Funding of £2.2m has been awarded to 43 projects as part of the new Information Sharing Challenge Fund.

The Department of Health launched the fund in August to support information sharing projects that can be replicated across the NHS through the interoperability toolkit.

The DH received 95 applications asking for a total of £5.6m and has awarded 43 projects at 38 trusts or NHS organisations funding of £2.19m.

Of these; 25 are clinical correspondence projects; seven are admission, discharge and transfer projects; five are related to telehealth; four are health and social care projects; and two are dashboard projects.

All must be completed by the end of March 2013 and trusts will be paid in instalments as they hit milestones along the way. The DH said 47 new vendor applications will be accredited due to the fund.

NHS Commissioning Board interim director of intelligence, patients and information directorate Bill McAvoy said the money marks “a significant leap forward in encouraging local innovation to allow for effective information sharing between NHS organisations, social services and the third sector.”

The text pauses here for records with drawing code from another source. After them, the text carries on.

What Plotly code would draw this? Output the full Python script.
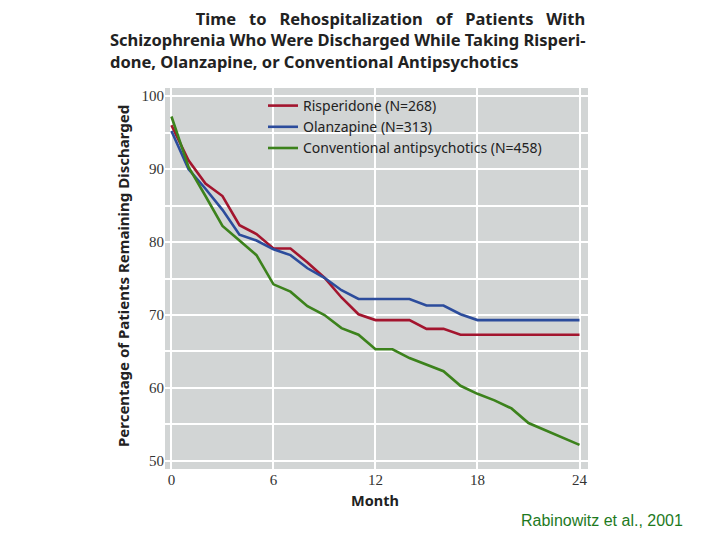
import plotly.graph_objects as go

months = list(range(0, 25))
risperidone = [96.0, 91.2, 88.0, 86.3, 82.3, 81.1, 79.1, 79.1, 77.2, 75.1, 72.4, 70.1, 69.3,
               69.3, 69.3, 68.1, 68.1, 67.3, 67.3, 67.3, 67.3, 67.3, 67.3, 67.3, 67.3]
olanzapine = [95.2, 90.0, 87.3, 84.4, 81.0, 80.2, 79.0, 78.2, 76.4, 75.1, 73.4, 72.2, 72.2,
              72.2, 72.2, 71.3, 71.3, 70.1, 69.3, 69.3, 69.3, 69.3, 69.3, 69.3, 69.3]
conventional = [97.2, 90.3, 86.3, 82.2, 80.2, 78.2, 74.2, 73.2, 71.2, 70.0, 68.2, 67.3, 65.3,
                65.3, 64.1, 63.2, 62.3, 60.3, 59.2, 58.3, 57.2, 55.2, 54.2, 53.1, 52.2]

series_names = ["Risperidone (N=268)", "Olanzapine (N=313)", "Conventional antipsychotics (N=458)"]
series_values = [risperidone, olanzapine, conventional]
series_colors = ["#A3152E", "#2C4C9C", "#3C821C"]

x_ticks = [0, 6, 12, 18, 24]
y_ticks = [50, 60, 70, 80, 90, 100]

# screen-space plot area (page has an 8px body margin)
PL, PR, PT, PB = 165, 588, 88, 469
PW, PH = PR - PL, PB - PT


def px(x):
    return (x - PL) / PW


def py(y):
    return (PB - y) / PH


fig = go.Figure()
for name, vals, col in zip(series_names, series_values, series_colors):
    fig.add_trace(go.Scatter(x=months, y=vals, mode="lines", name=name,
                             line=dict(color=col, width=2.6)))

tick_font = dict(family="Liberation Serif", size=15, color="#333333")

fig.update_layout(
    width=712, height=532,
    paper_bgcolor="white",
    plot_bgcolor="#D2D5D5",
    margin=dict(l=PL - 8, r=712 - (PR - 8), t=PT - 8, b=532 - (PB - 8)),
    showlegend=True,
    legend=dict(x=px(263), y=py(90), xanchor="left", yanchor="top",
                bgcolor="rgba(0,0,0,0)", font=dict(family="Noto Sans", size=14, color="#222222"),
                tracegroupgap=0),
    font=dict(family="Noto Sans", color="#222222"),
)

fig.update_xaxes(range=[-0.38, 24.5], tickvals=x_ticks, ticktext=[str(v) for v in x_ticks],
                 showgrid=True, gridcolor="white", gridwidth=1.5, zeroline=False,
                 showline=False, ticks="", tickfont=tick_font)
fig.update_yaxes(range=[48.9, 101.1], tickvals=y_ticks, ticktext=[str(v) for v in y_ticks],
                 showgrid=True, gridcolor="white", gridwidth=1.5, zeroline=False,
                 showline=False, ticks="", tickfont=tick_font,
                 minor=dict(dtick=5, tick0=0, showgrid=True, gridcolor="white", gridwidth=1.5))

title_font = dict(family="Noto Sans", size=16.5, color="#222222", weight="bold")
sp = "&nbsp;" * 3
line1 = "&nbsp;" * 20 + sp.join(["Time", "to", "Rehospitalization", "of", "Patients", "With"])
title_text = (line1 + "<br>Schizophrenia Who Were Discharged While Taking Risperi-"
              "<br>done, Olanzapine, or Conventional Antipsychotics")
fig.add_annotation(text=title_text, xref="paper", yref="paper",
                   x=px(108), y=py(40), xanchor="left", yanchor="middle", align="left",
                   showarrow=False, font=title_font)

fig.add_annotation(text="Percentage of Patients Remaining Discharged", xref="paper", yref="paper",
                   x=px(123), y=py(276), xanchor="center", yanchor="middle",
                   textangle=-90, showarrow=False,
                   font=dict(family="Noto Sans", size=15, color="#222222", weight="bold"))
fig.add_annotation(text="Month", xref="paper", yref="paper",
                   x=px(375), y=py(500), xanchor="center", yanchor="middle",
                   showarrow=False,
                   font=dict(family="Noto Sans", size=14.5, color="#222222", weight="bold"))
fig.add_annotation(text="Rabinowitz et al., 2001", xref="paper", yref="paper",
                   x=px(685), y=py(520), xanchor="right", yanchor="middle",
                   showarrow=False,
                   font=dict(family="Liberation Sans", size=16, color="#1E7A1E"))

fig.write_html("out.html")
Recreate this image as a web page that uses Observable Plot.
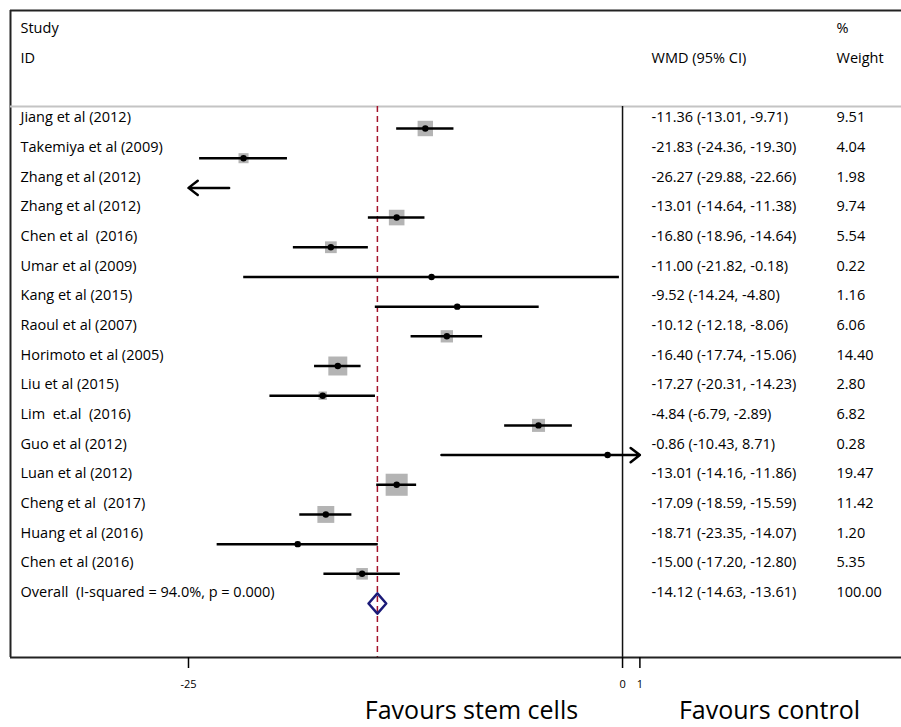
<!DOCTYPE html>
<html>
<head>
<meta charset="utf-8">
<script src="https://cdn.jsdelivr.net/npm/d3@7"></script>
<script src="https://cdn.jsdelivr.net/npm/@observablehq/plot@0.6"></script>
<style>
  html, body { margin: 0; padding: 0; background: #fff; }
</style>
</head>
<body>
<div id="chart"></div>
<script>
// ---- Data ----
const studies = [
  "Jiang et al (2012)", "Takemiya et al (2009)", "Zhang et al (2012)", "Zhang et al (2012)",
  "Chen et al  (2016)", "Umar et al (2009)", "Kang et al (2015)", "Raoul et al (2007)",
  "Horimoto et al (2005)", "Liu et al (2015)", "Lim  et.al  (2016)", "Guo et al (2012)",
  "Luan et al (2012)", "Cheng et al  (2017)", "Huang et al (2016)", "Chen et al (2016)"
];
const wmd = [-11.36, -21.83, -26.27, -13.01, -16.80, -11.00, -9.52, -10.12, -16.40, -17.27, -4.84, -0.86, -13.01, -17.09, -18.71, -15.00];
const ciLow = [-13.01, -24.36, -29.88, -14.64, -18.96, -21.82, -14.24, -12.18, -17.74, -20.31, -6.79, -10.43, -14.16, -18.59, -23.35, -17.20];
const ciHigh = [-9.71, -19.30, -22.66, -11.38, -14.64, -0.18, -4.80, -8.06, -15.06, -14.23, -2.89, 8.71, -11.86, -15.59, -14.07, -12.80];
const weights = [9.51, 4.04, 1.98, 9.74, 5.54, 0.22, 1.16, 6.06, 14.40, 2.80, 6.82, 0.28, 19.47, 11.42, 1.20, 5.35];
const overallLabel = "Overall  (I-squared = 94.0%, p = 0.000)";
const overallWmd = -14.12, overallLow = -14.63, overallHigh = -13.61, overallWeight = 100.00;
const xTicks = [-25, 0, 1];
const xMin = -25, xMax = 1;
const headerLeft = ["Study", "ID"];
const headerMid = "WMD (95% CI)";
const headerRight = ["%", "Weight"];
const favourLabels = ["Favours stem cells", "Favours control"];

// ---- Layout helpers (pixel <-> data) ----
const W = 901, H = 727;
const xRange = [188, 639.4], yDomain = [0, 16], yRange = [128, 603];
const X = d3.scaleLinear().domain([xMin, xMax]).range(xRange);
const Y = d3.scaleLinear().domain(yDomain).range(yRange);
const px = p => X.invert(p), py = p => Y.invert(p);
const f2 = v => v.toFixed(2);

const rows = studies.map((s, i) => ({
  i, study: s, wmd: wmd[i], lo: ciLow[i], hi: ciHigh[i], w: weights[i],
  ci: `${f2(wmd[i])} (${f2(ciLow[i])}, ${f2(ciHigh[i])})`, wt: f2(weights[i])
}));
const nRow = studies.length; // overall row index
const textRows = [...rows, {
  i: nRow, study: overallLabel,
  ci: `${f2(overallWmd)} (${f2(overallLow)}, ${f2(overallHigh)})`, wt: f2(overallWeight)
}];

const inRange = rows.filter(d => d.wmd >= xMin && d.wmd <= xMax);
const plainCI = rows.filter(d => d.lo >= xMin && d.hi <= xMax);
const leftArrows = rows.filter(d => d.lo < xMin).map(d => ({ y: d.i, x1: Math.min(d.hi, xMax), x2: xMin }));
const rightArrows = rows.filter(d => d.hi > xMax).map(d => ({ y: d.i, x1: Math.max(d.lo, xMin), x2: xMax }));

const dh = 0.34;
const diamond = [
  { x: overallLow, y: nRow }, { x: overallWmd, y: nRow - dh },
  { x: overallHigh, y: nRow }, { x: overallWmd, y: nRow + dh }, { x: overallLow, y: nRow }
];

const font = "'Open Sans', 'Noto Sans', sans-serif";
const fs = 14.5;

const chart = Plot.plot({
  width: W, height: H,
  marginTop: 10, marginLeft: 10, marginRight: 0, marginBottom: 70,
  style: { fontFamily: font, fontSize: fs + "px", color: "#000", background: "#fff" },
  x: { domain: [xMin, xMax], range: xRange, label: null },
  y: { domain: yDomain, range: yRange, axis: null },
  r: { type: "sqrt", domain: [0, 1], range: [0, 5 / Math.sqrt(Math.PI)] },
  marks: [
    // box lines
    Plot.ruleY([py(10)], { x1: px(10), x2: px(W + 5), stroke: "#222", strokeWidth: 2 }),
    Plot.ruleX([px(10)], { y1: py(10), y2: py(657), stroke: "#222", strokeWidth: 2 }),
    Plot.ruleY([py(106)], { x1: px(10), x2: px(W + 5), stroke: "#c4c4c4", strokeWidth: 2 }),
    // null line and overall line
    Plot.ruleX([0], { y1: py(106), y2: py(657), stroke: "#111", strokeWidth: 1.5 }),
    Plot.ruleX([overallWmd], { y1: py(106), y2: py(657), stroke: "#a3132a", strokeWidth: 1.5, strokeDasharray: "6,4" }),
    // weight squares
    Plot.dot(inRange, { x: "wmd", y: "i", r: "w", symbol: "square", fill: "#b4b4b4", stroke: "none" }),
    // CI lines
    Plot.ruleY(plainCI, { y: "i", x1: "lo", x2: "hi", stroke: "#000", strokeWidth: 2.5 }),
    Plot.arrow(leftArrows, { x1: "x1", x2: "x2", y1: "y", y2: "y", stroke: "#000", strokeWidth: 2.5, headLength: 7, headAngle: 75 }),
    Plot.arrow(rightArrows, { x1: "x1", x2: "x2", y1: "y", y2: "y", stroke: "#000", strokeWidth: 2.5, headLength: 7, headAngle: 75 }),
    // point estimates
    Plot.dot(inRange, { x: "wmd", y: "i", r: 3.2, fill: "#000", stroke: "none" }),
    // overall diamond
    Plot.line(diamond, { x: "x", y: "y", stroke: "#1b1a78", strokeWidth: 2.5, curve: "linear" }),
    // bottom axis line
    Plot.ruleY([py(657)], { x1: px(10), x2: px(W + 5), stroke: "#222", strokeWidth: 2 }),
    Plot.axisX({ ticks: xTicks, tickSize: 11, tickPadding: 12, tickFormat: d => String(d), fontSize: 11, strokeWidth: 1.5 }),
    // header texts
    Plot.text(headerLeft, { x: px(20), y: (d, k) => py(28 + 30 * k), text: d => d, textAnchor: "start", fill: "#000" }),
    Plot.text([headerMid], { x: px(651), y: py(58), text: d => d, textAnchor: "start", fill: "#000" }),
    Plot.text(headerRight, { x: px(836), y: (d, k) => py(28 + 30 * k), text: d => d, textAnchor: "start", fill: "#000" }),
    // row texts
    Plot.text(textRows, { x: px(20), y: "i", dy: -11, text: "study", textAnchor: "start", fill: "#000" }),
    Plot.text(textRows, { x: px(651), y: "i", dy: -11, text: "ci", textAnchor: "start", fill: "#000" }),
    Plot.text(textRows, { x: px(836), y: "i", dy: -11, text: "wt", textAnchor: "start", fill: "#000" }),
    // favours labels
    Plot.text(favourLabels, { x: (d, k) => px([471, 769][k]), y: py(710), text: d => d, fontSize: 25, textAnchor: "middle", fill: "#000" })
  ]
});
document.getElementById("chart").appendChild(chart);
</script>
</body>
</html>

Kings College Hospital NHS Foundation Trust had three successful bids worth more than £90,000 in total.

Deputy IT director Clive Stringer said his team was very pleased to have been awarded the funding.

“Without the funding from the challenge fund it would have been difficult, if not impossible, to get these projects agreed, because they benefit the whole health community rather than deliver specific cash releasing benefits to King’s alone.”

One of the three is a project to standardise cardiac referral messages.

Stringer said there are interoperability challenges around cardiac referrals within South London and Kent as the hospital transfer systems cannot talk to one another.

A large number of cardiac patients are transferred to specialist units in South East London so, “having systems that didn’t talk to each other was a real issue."

“From an ITK point of view it was ripe for some standardisation,” Stringer added.

Another successful project is to make a new open source integration engine, that the trust is developing with Tactix 4, ITK compliant.

“Because all the work is based on open source and will be published free of charge, other trusts using the same integration engine will be able to benefit from the project upon completion,” he said.

The trust started building the integration engine about three months ago and has recently gone live with the first ten of 50 interfaces.

The third project is implementing PCTI’s EDT Hub for sending clinical documentation to primary care.

Stringer explained that because the trust already sends this information electronically – via NHSmail – it was difficult to put together a business case that showed sufficient cost benefits of upgrading to EDT hub. However, the hub is a safer and more efficient system.

Getting the projects completed by the end of March is a challenge, but two of them mainly involve work by suppliers rather than the trust, he added.

Luton and Dunstable NHS Foundation Trust has also been awarded funding to implement an electronic observation system that will result in medical teams having easier access to patient observations.

Anne Thomson, of the electronic observation implementation team said: “This is a really exciting project that will enable easy and remote access to patient observations by facilitating more timely intervention – helping to prevent cardiac arrests and reduce avoidable deaths.”